Je suis conscient que conclure ainsi est carrément cliché, mais bordel, quand c’est vrai, quelle est l’alternative ? Le propos banal mais pertinent, ici, vous l’aurez compris, c’est que cet amuse-gueule nous a drôlement mis la gaule (l’idée ici est de créer des allitérations, hein, on ne pense pas à mal bien sûr), et qu’on a sacrément hâte d’entendre la suite.
Banale, donc, est comme prévu cette conclusion. Tout le contraire de la musique des zigotos. Et c’est bien ça le plus important.
La chronique, version courte : et si on tentait de jouer un Death Prog sonnant moderne et abrasif, avec un violon électrique à la place de la 6-cordes ? C’est la question que se sont posée, puis la mission dans laquelle se sont lancés des membres de Thank You Scientist et Tombstoner. Et le résultat est aussi atypique qu’affriolant, tel un mélange Gojira / Car Bomb / She Said Destroy. Bam : premier coup de cœur de 2025 !
5 COMMENTAIRES
el gep le 11/02/2025 à 22:58:30
Oh ben dis, un violon doit laisser bien de la place à la basse dans les fréquences, y'a moyen de remplir tout le speeeeeectre ! (pauvres fesses du speeeeeectre!)
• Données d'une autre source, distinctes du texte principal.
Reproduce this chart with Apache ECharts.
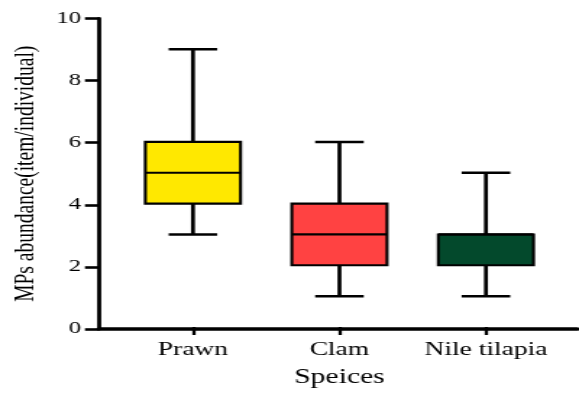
<!DOCTYPE html>
<html>
<head>
<meta charset="utf-8">
<script src="https://cdn.jsdelivr.net/npm/echarts@6/dist/echarts.min.js"></script>
<style>
  html, body { margin: 0; padding: 0; background: #fff; }
  #wrap { width: 579px; height: 393px; overflow: hidden; background: #fff; }
  /* drawn at a narrower width, then widened so the serif glyphs get the broad, stretched look */
  #chart { width: 400px; height: 393px; transform: scaleX(1.4475); transform-origin: 0 0; }
</style>
</head>
<body>
<div id="wrap"><div id="chart"></div></div>
<script>
// Microplastic abundance per species (item/individual)
const categories = ['Prawn', 'Clam', 'Nile tilapia'];
const minVals    = [3, 1, 1];
const q1Vals     = [4, 2, 2];
const medianVals = [5, 3, 3];
const q3Vals     = [6, 4, 3];
const maxVals    = [9, 6, 5];
const yTicks     = [0, 2, 4, 6, 8, 10];
const boxColors  = ['#FFE800', '#FF4242', '#03492C'];

const rows = categories.map((c, i) => [i, minVals[i], q1Vals[i], medianVals[i], q3Vals[i], maxVals[i]]);

const FONT = '"Liberation Serif", "Times New Roman", serif';
const gridTop = 18.5, gridBottom = 64;

const chart = echarts.init(document.getElementById('chart'), null, { renderer: 'canvas' });

function renderBox(params, api) {
  const i = api.value(0);
  const pMin = api.coord([i, api.value(1)]);
  const pQ1  = api.coord([i, api.value(2)]);
  const pMed = api.coord([i, api.value(3)]);
  const pQ3  = api.coord([i, api.value(4)]);
  const pMax = api.coord([i, api.value(5)]);
  const band = api.size([1, 0])[0];
  const bw = band * 0.65;
  const cw = bw * 0.51;
  const cx = pMed[0];
  const line = (x1, y1, x2, y2, w) => ({
    type: 'line',
    shape: { x1, y1, x2, y2 },
    style: { stroke: '#000', lineWidth: w }
  });
  return {
    type: 'group',
    children: [
      line(cx, pMax[1], cx, pQ3[1], 2.7),
      line(cx, pQ1[1], cx, pMin[1], 2.7),
      line(cx - cw / 2, pMax[1], cx + cw / 2, pMax[1], 2.5),
      line(cx - cw / 2, pMin[1], cx + cw / 2, pMin[1], 2.5),
      {
        type: 'rect',
        shape: { x: cx - bw / 2, y: pQ3[1], width: bw, height: pQ1[1] - pQ3[1] },
        style: { fill: boxColors[i], stroke: '#000', lineWidth: 2.1 }
      },
      line(cx - bw / 2, pMed[1], cx + bw / 2, pMed[1], 2.2)
    ]
  };
}

chart.setOption({
  backgroundColor: '#fff',
  animation: false,
  grid: [
    { left: 66.3, right: 1.4, top: gridTop, bottom: gridBottom },
    { left: 82.7, width: 303.6, top: gridTop, bottom: gridBottom }
  ],
  xAxis: [
    {
      gridIndex: 0, type: 'value', min: 0, max: 1,
      axisLine: { show: true, onZero: false, lineStyle: { color: '#000', width: 3.6 } },
      axisTick: { show: false }, axisLabel: { show: false }, splitLine: { show: false }
    },
    {
      gridIndex: 1, type: 'category', data: categories, boundaryGap: true,
      axisLine: { show: false },
      axisTick: { show: true, alignWithLabel: true, interval: 0, length: 8, lineStyle: { color: '#000', width: 2.3 } },
      axisLabel: { interval: 0, hideOverlap: false, margin: 14, color: '#000', fontFamily: FONT, fontSize: 19 },
      splitLine: { show: false },
      name: 'Speices', nameLocation: 'middle', nameGap: 40,
      nameTextStyle: { color: '#000', fontFamily: FONT, fontSize: 20.5 }
    }
  ],
  yAxis: [
    {
      gridIndex: 0, type: 'value', min: yTicks[0], max: yTicks[yTicks.length - 1], interval: 2,
      axisLine: { show: true, lineStyle: { color: '#000', width: 2.8 } },
      axisTick: { show: true, inside: false, length: 9.7, lineStyle: { color: '#000', width: 2.6 } },
      axisLabel: { margin: 12.5, color: '#000', fontFamily: FONT, fontSize: 17 },
      splitLine: { show: false },
      name: 'MPs abundance(item/individual)', nameLocation: 'middle', nameGap: 39, nameRotate: 90,
      nameTextStyle: { color: '#000', fontFamily: FONT, fontSize: 19.5 }
    },
    {
      gridIndex: 1, type: 'value', min: yTicks[0], max: yTicks[yTicks.length - 1], show: false
    }
  ],
  series: [
    {
      type: 'custom',
      xAxisIndex: 1,
      yAxisIndex: 1,
      renderItem: renderBox,
      encode: { x: 0, y: [1, 2, 3, 4, 5] },
      data: rows
    }
  ]
});
</script>
</body>
</html>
Suis dégoûté pour Zeal And Ardor, en vrai j'y avais pensé avant lui, au Black-Metal Gospel, mais je pourrai jamais rien prouver.
Chienne de vie...
Chais pas comment tu fais pour écrire toutes ces chroniques, j'aurais déjà pas le temps d'écouter tous les disques dont tu parles, alors..
cglaume le 12/02/2025 à 05:32:14
Ce violon là, grandement électrifié, prend toute la place qu'une guitare occupe habituellement... Tu as le player Bandcamp pour effectuer un constat auriculaire de la chose 🙂
el gep le 12/02/2025 à 08:29:05
J'étais plein de Goudale !
Black Comedon le 12/02/2025 à 12:08:28
J'avais écouté l'album peu de temps avant la chronique et j'avais trouvé ça plutôt bien, le violon ça fait peur, Apocalyptica je trouve ça chiant et le live de Ne Obliviscaris n'a pas aidé à me faire aimer les élans mélodique du joueur de Crincrin, qui en bonus chantait trop fort quand il n'en jouait pas .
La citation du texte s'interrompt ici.